Provided entries:
* Start *
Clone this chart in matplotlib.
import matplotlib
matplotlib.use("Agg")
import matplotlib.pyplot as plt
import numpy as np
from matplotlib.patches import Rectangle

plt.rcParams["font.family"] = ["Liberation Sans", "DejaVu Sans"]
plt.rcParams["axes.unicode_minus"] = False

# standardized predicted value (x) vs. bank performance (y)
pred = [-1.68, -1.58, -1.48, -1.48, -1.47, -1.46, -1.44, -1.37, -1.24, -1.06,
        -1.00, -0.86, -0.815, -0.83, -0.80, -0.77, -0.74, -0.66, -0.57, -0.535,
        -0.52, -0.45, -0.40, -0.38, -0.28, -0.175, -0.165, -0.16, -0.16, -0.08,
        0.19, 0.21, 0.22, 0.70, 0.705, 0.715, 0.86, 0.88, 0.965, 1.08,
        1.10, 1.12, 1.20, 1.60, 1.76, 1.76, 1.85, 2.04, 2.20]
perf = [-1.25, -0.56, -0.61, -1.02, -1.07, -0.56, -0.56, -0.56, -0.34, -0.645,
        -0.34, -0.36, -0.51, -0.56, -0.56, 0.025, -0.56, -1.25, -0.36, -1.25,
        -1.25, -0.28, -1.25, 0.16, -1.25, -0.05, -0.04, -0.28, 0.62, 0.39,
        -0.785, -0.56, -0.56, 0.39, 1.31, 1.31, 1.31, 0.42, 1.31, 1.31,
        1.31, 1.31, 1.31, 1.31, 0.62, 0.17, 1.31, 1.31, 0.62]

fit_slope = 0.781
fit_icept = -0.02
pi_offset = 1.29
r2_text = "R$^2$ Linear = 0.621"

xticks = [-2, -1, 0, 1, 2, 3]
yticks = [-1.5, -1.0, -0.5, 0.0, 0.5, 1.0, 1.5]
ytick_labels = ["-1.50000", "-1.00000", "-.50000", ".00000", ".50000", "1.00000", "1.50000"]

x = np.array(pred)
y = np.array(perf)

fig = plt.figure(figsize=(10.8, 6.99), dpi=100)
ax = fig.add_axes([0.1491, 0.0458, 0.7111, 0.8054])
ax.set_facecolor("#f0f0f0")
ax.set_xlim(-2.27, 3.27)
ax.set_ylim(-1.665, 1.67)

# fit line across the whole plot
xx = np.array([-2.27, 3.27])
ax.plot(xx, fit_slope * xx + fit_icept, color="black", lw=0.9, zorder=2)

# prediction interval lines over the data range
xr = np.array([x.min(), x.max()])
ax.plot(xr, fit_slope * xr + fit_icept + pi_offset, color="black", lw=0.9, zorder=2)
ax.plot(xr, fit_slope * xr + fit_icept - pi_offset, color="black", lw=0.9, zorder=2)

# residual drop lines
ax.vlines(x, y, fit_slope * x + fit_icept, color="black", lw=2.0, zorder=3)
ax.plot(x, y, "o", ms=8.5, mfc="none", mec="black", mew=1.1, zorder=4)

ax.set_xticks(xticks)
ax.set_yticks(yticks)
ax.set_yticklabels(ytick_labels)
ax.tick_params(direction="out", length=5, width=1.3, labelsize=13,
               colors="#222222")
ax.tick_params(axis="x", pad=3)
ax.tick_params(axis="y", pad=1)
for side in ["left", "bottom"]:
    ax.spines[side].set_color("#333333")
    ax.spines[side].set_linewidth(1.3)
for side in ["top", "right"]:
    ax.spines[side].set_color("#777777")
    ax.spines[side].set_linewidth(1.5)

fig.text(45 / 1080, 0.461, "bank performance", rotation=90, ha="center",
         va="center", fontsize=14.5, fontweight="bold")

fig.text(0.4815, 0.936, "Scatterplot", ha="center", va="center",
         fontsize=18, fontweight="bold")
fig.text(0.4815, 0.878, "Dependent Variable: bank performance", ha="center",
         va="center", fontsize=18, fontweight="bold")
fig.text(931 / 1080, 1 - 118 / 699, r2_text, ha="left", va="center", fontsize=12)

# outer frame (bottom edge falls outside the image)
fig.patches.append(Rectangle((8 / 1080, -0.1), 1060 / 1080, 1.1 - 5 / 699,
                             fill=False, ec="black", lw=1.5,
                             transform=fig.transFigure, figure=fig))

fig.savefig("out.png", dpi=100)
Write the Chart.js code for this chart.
* End *
What this task involves:
All of the records must be repeated exactly.

Task answer:
Clone this chart in matplotlib.
import matplotlib
matplotlib.use("Agg")
import matplotlib.pyplot as plt
import numpy as np
from matplotlib.patches import Rectangle

plt.rcParams["font.family"] = ["Liberation Sans", "DejaVu Sans"]
plt.rcParams["axes.unicode_minus"] = False

# standardized predicted value (x) vs. bank performance (y)
pred = [-1.68, -1.58, -1.48, -1.48, -1.47, -1.46, -1.44, -1.37, -1.24, -1.06,
        -1.00, -0.86, -0.815, -0.83, -0.80, -0.77, -0.74, -0.66, -0.57, -0.535,
        -0.52, -0.45, -0.40, -0.38, -0.28, -0.175, -0.165, -0.16, -0.16, -0.08,
        0.19, 0.21, 0.22, 0.70, 0.705, 0.715, 0.86, 0.88, 0.965, 1.08,
        1.10, 1.12, 1.20, 1.60, 1.76, 1.76, 1.85, 2.04, 2.20]
perf = [-1.25, -0.56, -0.61, -1.02, -1.07, -0.56, -0.56, -0.56, -0.34, -0.645,
        -0.34, -0.36, -0.51, -0.56, -0.56, 0.025, -0.56, -1.25, -0.36, -1.25,
        -1.25, -0.28, -1.25, 0.16, -1.25, -0.05, -0.04, -0.28, 0.62, 0.39,
        -0.785, -0.56, -0.56, 0.39, 1.31, 1.31, 1.31, 0.42, 1.31, 1.31,
        1.31, 1.31, 1.31, 1.31, 0.62, 0.17, 1.31, 1.31, 0.62]

fit_slope = 0.781
fit_icept = -0.02
pi_offset = 1.29
r2_text = "R$^2$ Linear = 0.621"

xticks = [-2, -1, 0, 1, 2, 3]
yticks = [-1.5, -1.0, -0.5, 0.0, 0.5, 1.0, 1.5]
ytick_labels = ["-1.50000", "-1.00000", "-.50000", ".00000", ".50000", "1.00000", "1.50000"]

x = np.array(pred)
y = np.array(perf)

fig = plt.figure(figsize=(10.8, 6.99), dpi=100)
ax = fig.add_axes([0.1491, 0.0458, 0.7111, 0.8054])
ax.set_facecolor("#f0f0f0")
ax.set_xlim(-2.27, 3.27)
ax.set_ylim(-1.665, 1.67)

# fit line across the whole plot
xx = np.array([-2.27, 3.27])
ax.plot(xx, fit_slope * xx + fit_icept, color="black", lw=0.9, zorder=2)

# prediction interval lines over the data range
xr = np.array([x.min(), x.max()])
ax.plot(xr, fit_slope * xr + fit_icept + pi_offset, color="black", lw=0.9, zorder=2)
ax.plot(xr, fit_slope * xr + fit_icept - pi_offset, color="black", lw=0.9, zorder=2)

# residual drop lines
ax.vlines(x, y, fit_slope * x + fit_icept, color="black", lw=2.0, zorder=3)
ax.plot(x, y, "o", ms=8.5, mfc="none", mec="black", mew=1.1, zorder=4)

ax.set_xticks(xticks)
ax.set_yticks(yticks)
ax.set_yticklabels(ytick_labels)
ax.tick_params(direction="out", length=5, width=1.3, labelsize=13,
               colors="#222222")
ax.tick_params(axis="x", pad=3)
ax.tick_params(axis="y", pad=1)
for side in ["left", "bottom"]:
    ax.spines[side].set_color("#333333")
    ax.spines[side].set_linewidth(1.3)
for side in ["top", "right"]:
    ax.spines[side].set_color("#777777")
    ax.spines[side].set_linewidth(1.5)

fig.text(45 / 1080, 0.461, "bank performance", rotation=90, ha="center",
         va="center", fontsize=14.5, fontweight="bold")

fig.text(0.4815, 0.936, "Scatterplot", ha="center", va="center",
         fontsize=18, fontweight="bold")
fig.text(0.4815, 0.878, "Dependent Variable: bank performance", ha="center",
         va="center", fontsize=18, fontweight="bold")
fig.text(931 / 1080, 1 - 118 / 699, r2_text, ha="left", va="center", fontsize=12)

# outer frame (bottom edge falls outside the image)
fig.patches.append(Rectangle((8 / 1080, -0.1), 1060 / 1080, 1.1 - 5 / 699,
                             fill=False, ec="black", lw=1.5,
                             transform=fig.transFigure, figure=fig))

fig.savefig("out.png", dpi=100)
Write the Chart.js code for this chart.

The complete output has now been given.